WHAT YOU HAVE TO DO:
Using the listing below, copy exactly the lines from the one containing "The picture is" to the one containing "import numpy as np", both lines included, and no others.

DATASET RECORDS:
----
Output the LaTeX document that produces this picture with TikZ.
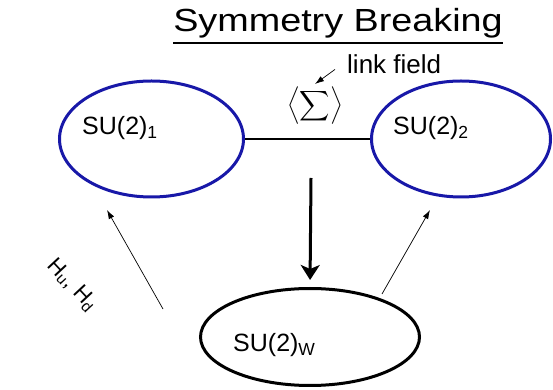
\documentclass[tikz,border=0pt]{standalone}
\usepackage[no-math]{fontspec}
\setmainfont{Liberation Sans}
\newfontfamily\titlefont[FakeStretch=1.18]{Liberation Sans}
\usetikzlibrary{arrows.meta,shapes.geometric}
\definecolor{groupblue}{RGB}{24,24,168}

\begin{document}
\begin{tikzpicture}[x=1pt, y=1pt,
  group/.style={ellipse, draw, line width=3pt, inner sep=0pt},
  lbl/.style={anchor=base west, inner sep=0pt, font=\fontsize{25}{28}\selectfont},
  thinarrow/.style={-{Latex[length=9pt,width=6pt]}, line width=0.7pt}]
  \useasboundingbox (0,0) rectangle (553,390);
  % Title
  \node[anchor=base, inner sep=0pt, font=\titlefont\fontsize{32}{36}\selectfont] (title) at (338,358) {Symmetry Breaking};
  \draw[line width=1.8pt] ([yshift=-11pt]title.base west) -- ([yshift=-11pt]title.base east);
  % Gauge groups
  \node[group, draw=groupblue, minimum width=184pt, minimum height=116pt] (su1) at (151.5,251) {};
  \node[group, draw=groupblue, minimum width=179pt, minimum height=116pt] (su2) at (461,251) {};
  \node[group, minimum width=219pt, minimum height=97pt] (suw) at (310,53) {};
  \node[lbl] (su1lbl) at (82,255) {SU(2)\textsubscript{1}};
  \node[lbl] (su2lbl) at (393,255) {SU(2)\textsubscript{2}};
  \node[lbl] (suwlbl) at (233,38) {SU(2)\textsubscript{W}};
  % Link field
  \draw[line width=2.8pt] (su1) -- (su2);
  \node[scale=2.1, inner sep=0pt] (sigma) at (315,284) {$\displaystyle\left\langle\sum\right\rangle$};
  \node[anchor=base west, inner sep=0pt, font=\fontsize{26}{30}\selectfont] (link) at (347,316) {link field};
  \coordinate (linktip) at (315,306);
  \draw[thinarrow] ([shift={(-12pt,5pt)}]link.south west) -- (linktip);
  % Breaking down to SU(2)_W
  \coordinate (drop) at (311,212);
  \draw[line width=3pt, -{Stealth[length=15pt,width=19pt,inset=4pt]}, shorten >=7pt] (drop) -- (suw.north);
  % Higgs doublets
  \coordinate (hl0) at (163,81);
  \coordinate (hl1) at (107,180);
  \coordinate (hr0) at (382,96);
  \coordinate (hr1) at (430,180);
  \draw[thinarrow] (hl0) -- (hl1);
  \draw[thinarrow] (hr0) -- (hr1);
  \node[rotate=-47, inner sep=0pt, font=\fontsize{22}{24}\selectfont] (higgs) at (72,105) {H\textsubscript{u}, H\textsubscript{d}};
\end{tikzpicture}
\end{document}
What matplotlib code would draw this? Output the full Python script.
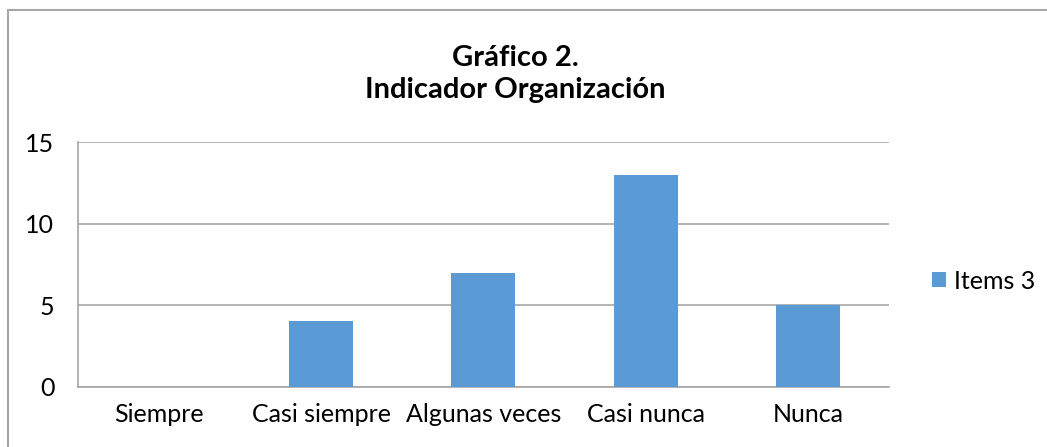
import matplotlib.pyplot as plt
from matplotlib.lines import Line2D

categorias = ['Siempre', 'Casi siempre', 'Algunas veces', 'Casi nunca', 'Nunca']
valores = [0, 4, 7, 13, 5]
serie = 'Items 3'
titulo = 'Gráfico 2.\nIndicador Organización'

plt.rcParams['font.family'] = ['Lato', 'DejaVu Sans']

fig = plt.figure(figsize=(10.47, 4.47), dpi=100)
ax = fig.add_axes([0.0745, 0.135, 0.7745, 0.547])

x = range(len(categorias))
ax.bar(x, valores, width=0.395, color='#5B9BD5', label=serie, zorder=3)

ax.set_xlim(-0.5, len(categorias) - 0.5)
ax.set_ylim(0, 15)
ax.set_yticks([0, 5, 10, 15])
ax.set_xticks(list(x))
ax.set_xticklabels(categorias)
ax.tick_params(axis='both', length=0, labelsize=18, colors='black')
ax.tick_params(axis='y', pad=17)
ax.tick_params(axis='x', pad=12)

ax.grid(axis='y', color='#A6A6A6', linewidth=1.2, zorder=0)
for s in ['top', 'right']:
    ax.spines[s].set_visible(False)
for s in ['left', 'bottom']:
    ax.spines[s].set_color('#A6A6A6')
    ax.spines[s].set_linewidth(1.2)

fig.text(0.492, 0.834, titulo, ha='center', va='center', fontsize=21,
         fontweight='bold', linespacing=1.3)

ax.legend(loc='center left', bbox_to_anchor=(1.026, 0.432), frameon=False,
          fontsize=18, handlelength=0.56, handleheight=0.56, handletextpad=0.3)

# borde del gráfico
fig.add_artist(Line2D([8 / 1047, 8 / 1047], [0, 1 - 10 / 447], color='#A6A6A6', linewidth=1.5))
fig.add_artist(Line2D([8 / 1047, 1], [1 - 10 / 447, 1 - 10 / 447], color='#A6A6A6', linewidth=1.5))

fig.savefig('out.png', dpi=100)
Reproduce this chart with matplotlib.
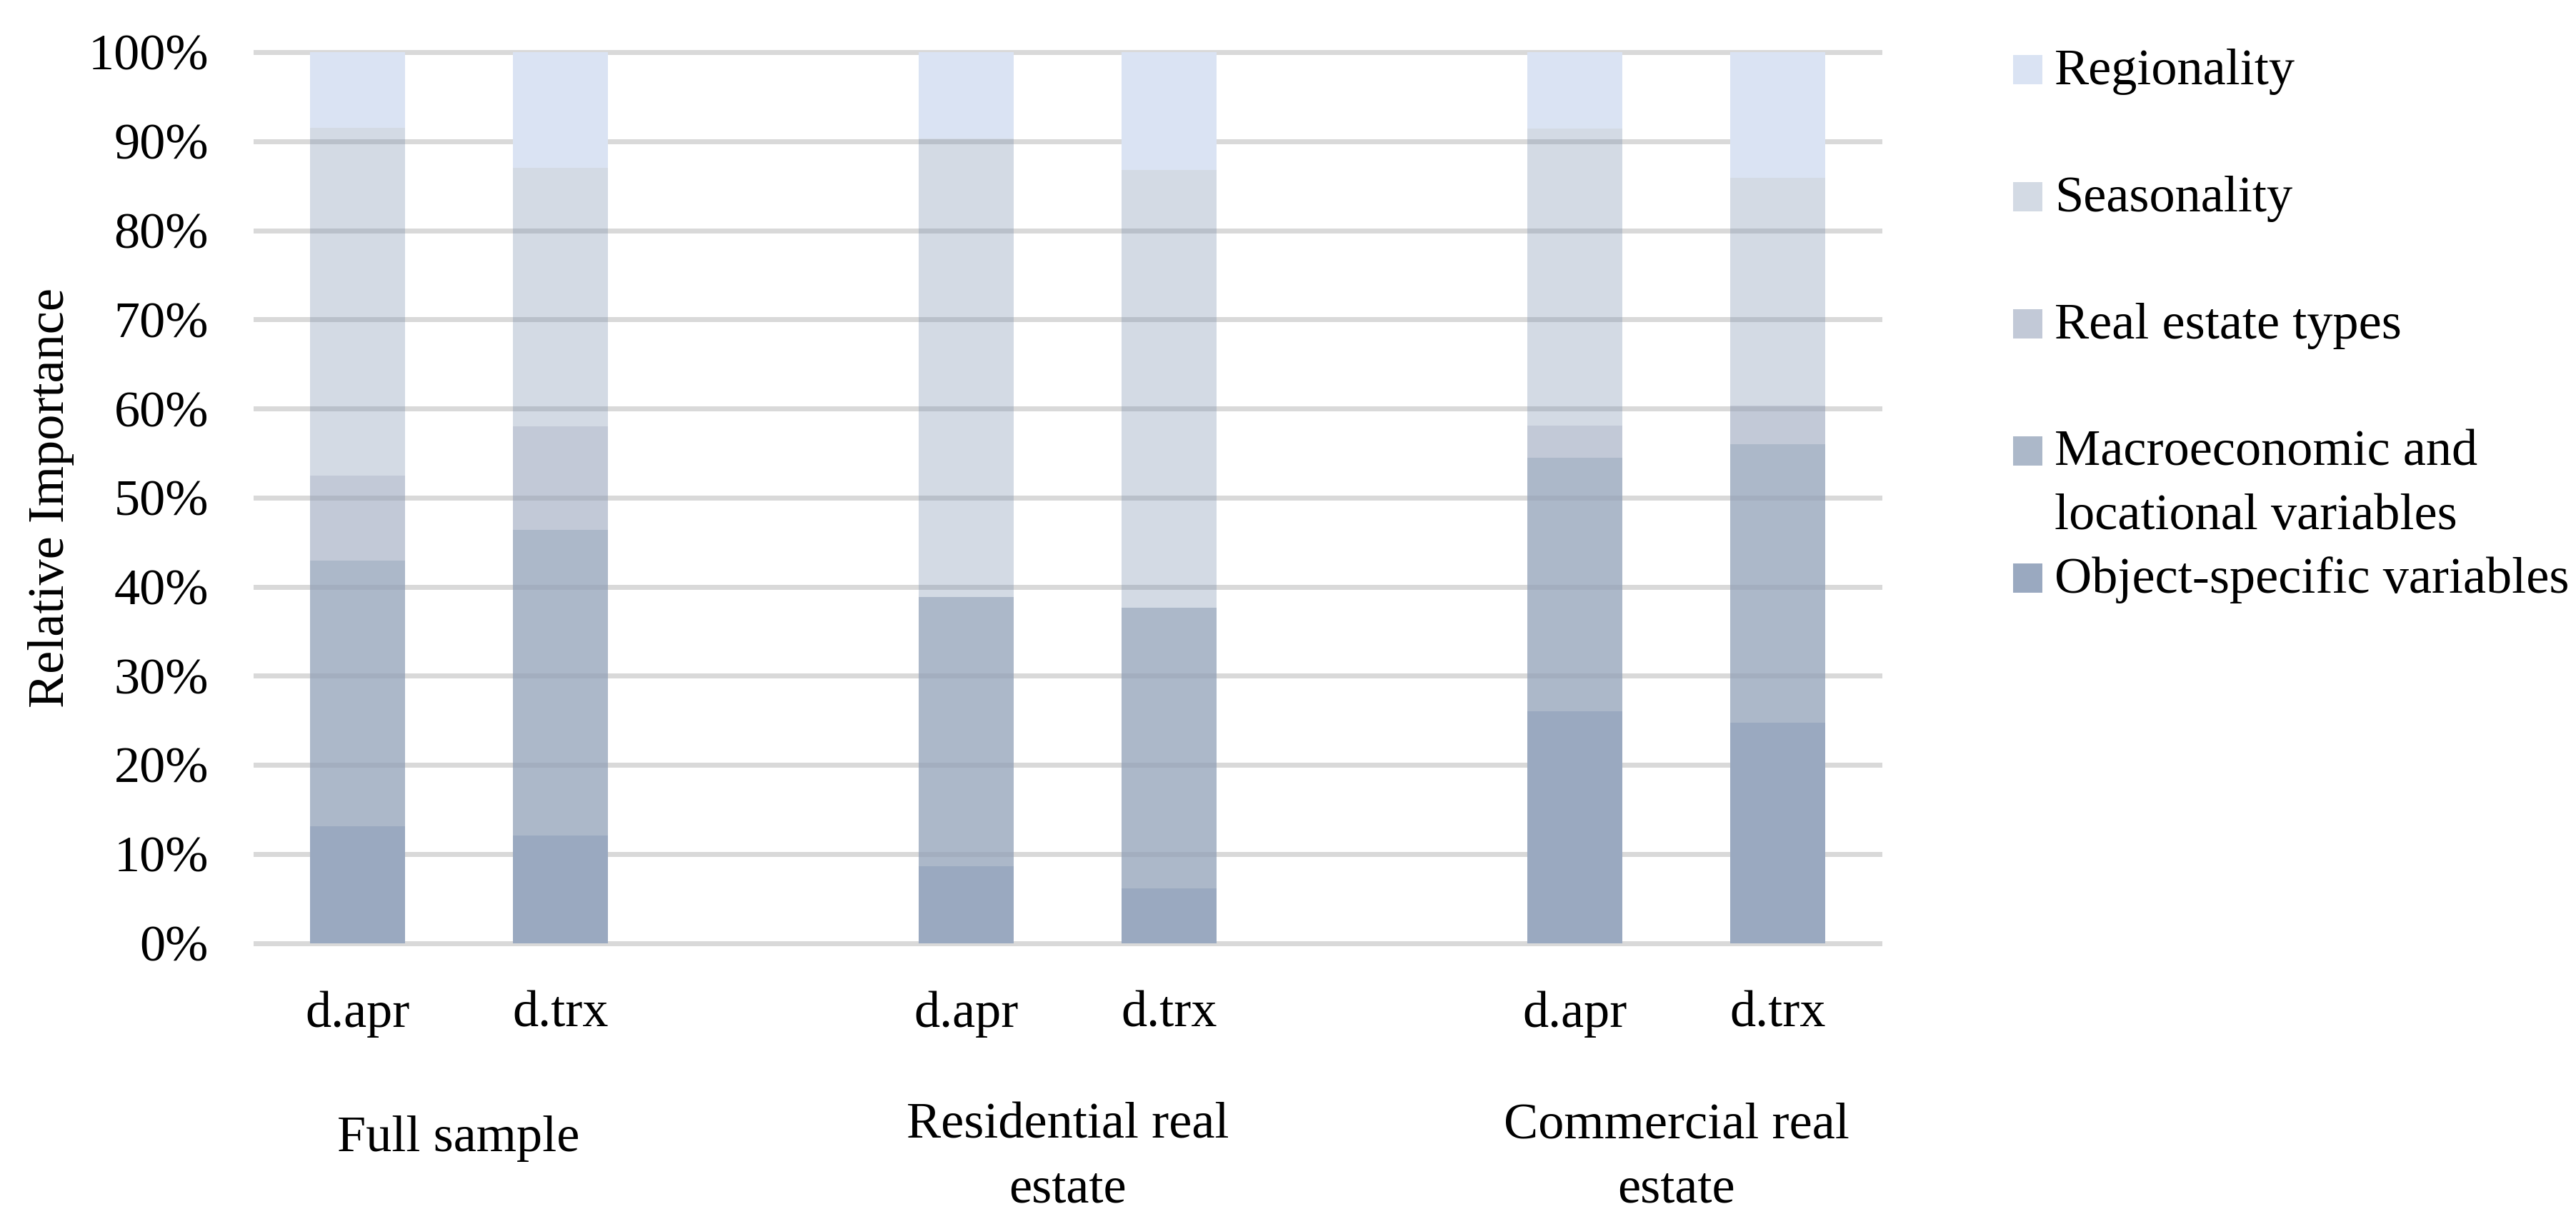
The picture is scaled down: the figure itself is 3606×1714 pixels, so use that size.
import matplotlib
matplotlib.use("Agg")
import matplotlib.pyplot as plt
from matplotlib.patches import Rectangle
from matplotlib.transforms import blended_transform_factory
import numpy as np

# ---------------- data ----------------
groups = ["Full sample", "Residential real\nestate", "Commercial real\nestate"]
methods = ["d.apr", "d.trx"]
series_names = ["Object-specific variables",
                "Macroeconomic and\nlocational variables",
                "Real estate types",
                "Seasonality",
                "Regionality"]
# values in %, order of bars: Full d.apr, Full d.trx, Res d.apr, Res d.trx, Com d.apr, Com d.trx
object_specific = [13.1, 12.1, 8.6, 6.1, 26.0, 24.7]
macro_locational = [29.8, 34.3, 30.2, 31.5, 28.5, 31.3]
real_estate_types = [9.6, 11.6, 0.0, 0.0, 3.6, 4.3]
seasonality = [39.0, 29.0, 51.5, 49.2, 33.3, 25.6]
regionality = [8.5, 13.0, 9.7, 13.2, 8.6, 14.1]
yticks = [0, 10, 20, 30, 40, 50, 60, 70, 80, 90, 100]

# ---------------- style ----------------
W, H = 3606, 1714
DPI = 100
FONT = "Liberation Serif"
plt.rcParams["font.family"] = [FONT, "DejaVu Serif"]

# colors (rgb base, alpha) chosen to match appearance over white
series_styles = [
    ((154/255, 169/255, 192/255), 1.0),    # object-specific
    ((144/255, 159/255, 182/255), 0.74),   # macro
    ((144/255, 157/255, 182/255), 0.55),   # real estate types
    ((112/255, 135/255, 168/255), 0.30),   # seasonality
    ((218/255, 227/255, 243/255), 1.0),    # regionality
]

fig = plt.figure(figsize=(W / DPI, H / DPI), dpi=DPI)
fig.patch.set_facecolor("white")

def fx(px):
    return px / W

def fy(px):
    return 1 - px / H

# calibrate font size to match target text width
probe = fig.text(0, 0, "Regionality", fontsize=40)
fig.canvas.draw()
wpx = probe.get_window_extent().width
probe.remove()
FS = 40 * 337.0 / wpx

ax_left, ax_right, ax_top, ax_bottom = 358, 2631, 73, 1320.5
ax = fig.add_axes([fx(ax_left), fy(ax_bottom), fx(ax_right) - fx(ax_left),
                   fy(ax_top) - fy(ax_bottom)])

# slot positions: two bars per group, one blank slot between groups
positions = []
labels_pos = []
slot = 0
for gi, g in enumerate(groups):
    gp = []
    for m in methods:
        positions.append(slot)
        gp.append(slot)
        slot += 1
    labels_pos.append(np.mean(gp))
    slot += 1  # blank slot
n_slots = slot - 1

series = [object_specific, macro_locational, real_estate_types, seasonality, regionality]
bottom = np.zeros(len(positions))
bar_w = 0.468
for vals, (col, a) in zip(series, series_styles):
    vals = np.array(vals)
    ax.bar(positions, vals, width=bar_w, bottom=bottom, color=col, alpha=a,
           linewidth=0, zorder=2)
    bottom += vals

ax.set_xlim(-0.5, n_slots - 0.5)
ax.set_ylim(0, 100)
ax.set_yticks(yticks)
ax.set_yticklabels([f"{t}%" for t in yticks])
ax.set_xticks(positions)
ax.set_xticklabels(methods * len(groups))
for s in ax.spines.values():
    s.set_visible(False)
ax.set_axisbelow(True)
grid_lw = 7 * 72 / DPI
ax.yaxis.grid(True, color="#D9D9D9", linewidth=grid_lw, zorder=0)
for gl in ax.get_ygridlines():
    gl.set_clip_on(False)
ax.tick_params(axis="both", length=0, labelsize=FS, labelcolor="black")
ax.tick_params(axis="y", pad=(ax_left - 292) * 72 / DPI)
ax.tick_params(axis="x", pad=(1438 - ax_bottom) * 72 / DPI)
for lbl in ax.get_yticklabels():
    lbl.set_verticalalignment("center_baseline")
for lbl in ax.get_xticklabels():
    lbl.set_verticalalignment("baseline")

# group labels
trans = blended_transform_factory(ax.transData, fig.transFigure)
line_gap = 89
for g, xc in zip(groups, labels_pos):
    lines = g.split("\n")
    first = 1612 if len(lines) == 1 else 1594
    for li, t in enumerate(lines):
        ax.text(xc, fy(first + li * line_gap), t, transform=trans, ha="center",
                va="baseline", fontsize=FS, color="black")

# y label
fig.text(fx(72), fy((ax_top + ax_bottom) / 2), "Relative Importance", rotation=90,
         ha="center", va="center", fontsize=FS, color="black")

# legend (top entry = last series)
sq = 41
for i, (name, (col, a)) in enumerate(zip(series_names[::-1], series_styles[::-1])):
    base = 118 + i * 178
    fig.patches.append(Rectangle((fx(2818), fy(base)), fx(sq), sq / H,
                                 transform=fig.transFigure, facecolor=col,
                                 alpha=a, linewidth=0))
    for li, t in enumerate(name.split("\n")):
        fig.text(fx(2876), fy(base + li * line_gap), t, ha="left", va="baseline",
                 fontsize=FS, color="black")

fig.savefig("out.png", dpi=DPI, facecolor="white")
----
REPLY TO THE EXERCISE:
The picture is scaled down: the figure itself is 3606×1714 pixels, so use that size.
import matplotlib
matplotlib.use("Agg")
import matplotlib.pyplot as plt
from matplotlib.patches import Rectangle
from matplotlib.transforms import blended_transform_factory
import numpy as np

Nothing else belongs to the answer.